Even though Washington was buried on the Bengals depth chart, he found another way to contribute and help his team. According to a source in Cincinnati who has followed the Bengals for years, Washington spent the summer after the 2005 season working on special teams once it was evident he wasn't going to see a lot of playing time at receiver.

"This is a hard working kid and he took his demotion like a man," the source said. "He never complained or sulked about it. Instead, he devoted the entire offseason learning how to play special teams. He had never played on special teams before but Kelley wanted to get on the field and help his team any way he could. When he approached Coach Lewis, Kelley was told to work on being a gunner and before he was injured last year, he was the best gunner on the team. That's the kind of work ethic he has."

Washington wasn't told specifically if he'll continue to contribute on special teams for the Patriots but he was quick to point out that most of the players in New England have more than one role on the team.

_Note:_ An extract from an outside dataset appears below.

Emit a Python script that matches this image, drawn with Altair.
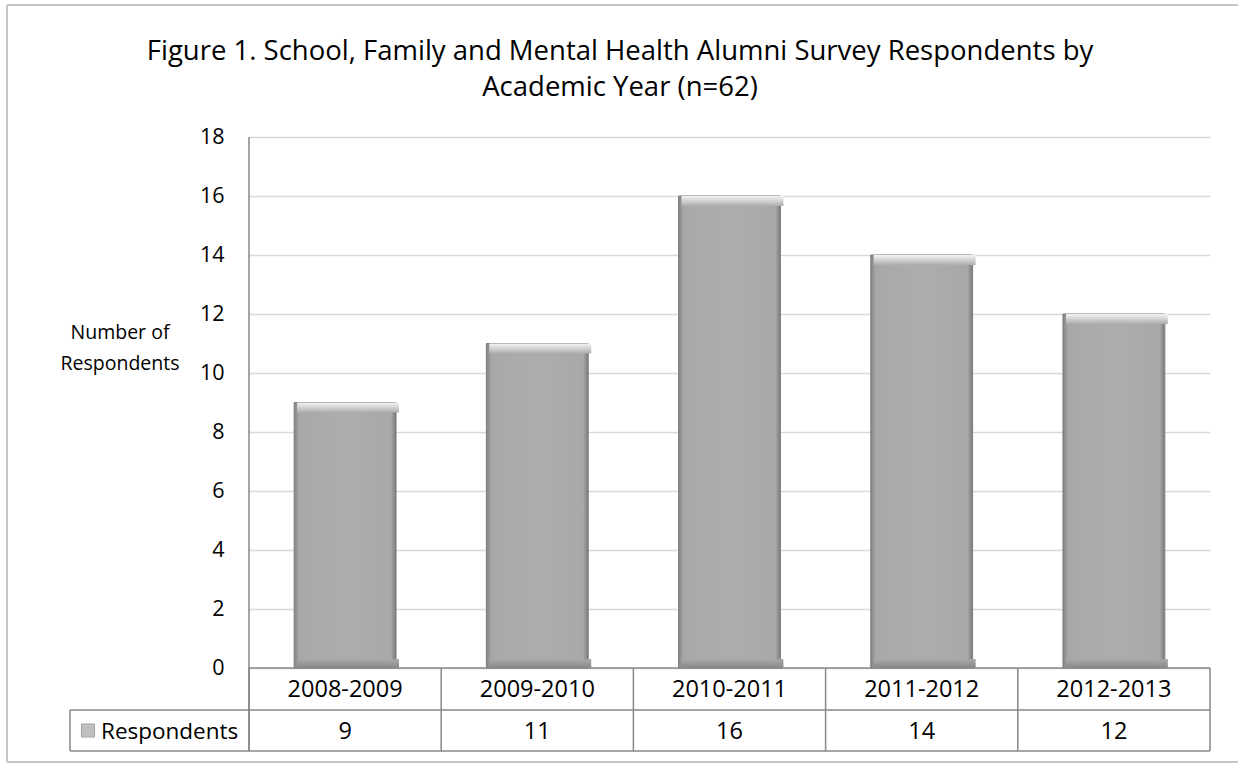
import altair as alt
import pandas as pd

# Survey respondents per academic year
years = ["2008-2009", "2009-2010", "2010-2011", "2011-2012", "2012-2013"]
respondents = [9, 11, 16, 14, 12]
y_ticks = [0, 2, 4, 6, 8, 10, 12, 14, 16, 18]

title_lines = [
    "Figure 1. School, Family and Mental Health Alumni Survey Respondents by",
    "Academic Year (n=62)",
]
y_title_lines = ["Number of", "Respondents"]
series_name = "Respondents"

df = pd.DataFrame({"year": years, "n": respondents})

W, H = 961, 531          # plot area
ROW1, ROW2 = 42, 83      # data-table row bottoms below the baseline
FONT = "Open Sans"
LINE = "#878787"
P_IN, P_OUT = 0.47, 0.235
STEP = W / 5
HALF_GAP = P_OUT * STEP  # distance from band edge to bar edge

x_scale = alt.Scale(paddingInner=P_IN, paddingOuter=P_OUT)
x_enc = alt.X("year:N", sort=years, scale=x_scale, axis=None)
y_enc = alt.Y(
    "n:Q",
    scale=alt.Scale(domain=[0, 18], nice=False),
    axis=alt.Axis(
        values=y_ticks,
        title=None,
        domain=False,
        ticks=False,
        labelFont=FONT,
        labelFontSize=21.5,
        labelColor="#000000",
        labelPadding=25,
        gridColor="#d9d9d9",
        gridWidth=1.5,
    ),
)

base = alt.Chart(df)

body_fill = alt.Gradient(
    gradient="linear",
    x1=0, y1=0, x2=1, y2=0,
    stops=[
        alt.GradientStop(offset=0, color="#828282"),
        alt.GradientStop(offset=0.05, color="#a8a8a8"),
        alt.GradientStop(offset=0.5, color="#adadad"),
        alt.GradientStop(offset=0.95, color="#a8a8a8"),
        alt.GradientStop(offset=1, color="#7a7a7a"),
    ],
)
top_fill = alt.Gradient(
    gradient="linear",
    x1=0, y1=0, x2=0, y2=1,
    stops=[
        alt.GradientStop(offset=0, color="#f4f4f4"),
        alt.GradientStop(offset=0.4, color="#d8d8d8"),
        alt.GradientStop(offset=1, color="#adadad"),
    ],
)
bottom_fill = alt.Gradient(
    gradient="linear",
    x1=0, y1=0, x2=0, y2=1,
    stops=[
        alt.GradientStop(offset=0, color="#a9a9a9"),
        alt.GradientStop(offset=1, color="#888888"),
    ],
)

bars = base.mark_bar(fill=body_fill, stroke="#7e7e7e", strokeWidth=1).encode(
    x=x_enc, y=y_enc
)
bevel_top = base.mark_bar(fill=top_fill, y2Offset=10, xOffset=3, x2Offset=-3).encode(
    x=x_enc, y="n:Q", y2="n:Q"
)
bevel_bottom = base.mark_bar(fill=bottom_fill, yOffset=-9, xOffset=3, x2Offset=-3).encode(
    x=x_enc, y=alt.datum(0), y2=alt.datum(0)
)

# Data table below the plot
TFS = 23.5
cat_labels = base.mark_text(font=FONT, fontSize=TFS, color="#000000", baseline="middle").encode(
    x=x_enc, y=alt.value(H + ROW1 / 2 + 1), text="year:N"
)
val_labels = base.mark_text(font=FONT, fontSize=TFS, color="#000000", baseline="middle").encode(
    x=x_enc, y=alt.value(H + (ROW1 + ROW2) / 2 + 1), text="n:Q"
)
col_lines = base.mark_rule(color=LINE, strokeWidth=1.5, xOffset=-HALF_GAP).encode(
    x=alt.X("year:N", sort=years, bandPosition=0, scale=x_scale, axis=None),
    y=alt.value(H),
    y2=alt.value(H + ROW2),
)

frame = pd.DataFrame({
    "x": [0, -179, -179, W, -179, 0],
    "x2": [W, W, W, W, -179, 0],
    "y": [H, H + ROW1, H + ROW2, H, H + ROW1, 0],
    "y2": [H, H + ROW1, H + ROW2, H + ROW2, H + ROW2, H + ROW2],
})
table_lines = alt.Chart(frame).mark_rule(color=LINE, strokeWidth=1.5).encode(
    x=alt.X("x:Q", scale=None), x2="x2:Q",
    y=alt.Y("y:Q", scale=None), y2="y2:Q",
)

# Outer chart border
border = pd.DataFrame({
    "x": [-242, -242, -242],
    "x2": [989, -242, 989],
    "y": [-132, -132, 625],
    "y2": [-132, 625, 625],
})
border_lines = alt.Chart(border).mark_rule(color="#c6c6c6", strokeWidth=2).encode(
    x=alt.X("x:Q", scale=None), x2="x2:Q",
    y=alt.Y("y:Q", scale=None), y2="y2:Q",
)

legend_swatch = alt.Chart(pd.DataFrame({"s": [series_name]})).mark_square(
    size=170, fill="#a6a6a6", stroke="#7e7e7e", strokeWidth=1
).encode(x=alt.value(-161), y=alt.value(H + (ROW1 + ROW2) / 2))
legend_text = alt.Chart(pd.DataFrame({"s": [series_name]})).mark_text(
    font=FONT, fontSize=22.5, align="left", baseline="middle", color="#000000"
).encode(x=alt.value(-148), y=alt.value(H + (ROW1 + ROW2) / 2 + 1), text="s:N")

title = alt.Chart(pd.DataFrame({"t": [0]})).mark_text(
    font=FONT, fontSize=27.5, align="center", baseline="middle",
    lineHeight=36, color="#000000", text=title_lines,
).encode(x=alt.value(371), y=alt.value(-85))

y_title = alt.Chart(pd.DataFrame({"t": [0]})).mark_text(
    font=FONT, fontSize=19.5, align="center", baseline="middle",
    lineHeight=31, color="#000000", text=y_title_lines,
).encode(x=alt.value(-129), y=alt.value(196))

chart = alt.layer(
    border_lines, bars, bevel_bottom, bevel_top, table_lines, col_lines,
    cat_labels, val_labels, legend_swatch, legend_text, title, y_title,
).properties(
    width=W, height=H,
    padding={"left": 249, "top": 137, "right": 28, "bottom": 96},
    autosize=alt.AutoSizeParams(type="none"),
    background="#ffffff",
).configure_view(stroke=None)

chart.save("out.html", embed_options={"renderer": "svg", "actions": False})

"You look at the personnel there at the Patriots, there are guys there who do anything to win and that's something that if that is what they want me to do, that's what I'm going to do," Washington said about playing special teams. "I'm going to go in there and bust my tail, work special teams, work on the offensive side of the ball, just do whatever to help the team win. That's my whole mentality and I believe I started that mentality at a young age. There are a lot of guys up there who have different roles and they fulfill that role and it's all about team up there. That's what's so special about the Patriots."

Washington, Stallworth, Welker and Randy Moss - combined with holdovers Reche Caldwell, Jabar Gaffney and Chad Jackson - gives the Patriots one of the most dangerous receiving corps in the NFL. That doesn't even include Troy Brown, who hasn't made a decision on his future as of yet. One thing's for sure, there's going to be a number of talented receivers battling for playing time during training camp. A challenge Washington is looking forward to.

"I think playing football this long and being a part of sports all of my life, sports is all about competing and that is just going to make the team even better," he said "That's going to make the receivers even better knowing that if you don't get on that field and play, you're going to have to go out there and compete with other receivers. That's what it's all about. I'm looking forward to the challenge. I know I'm going to come in and be a team player and really work my tail off to be the best receiver for the Patriots that I can be."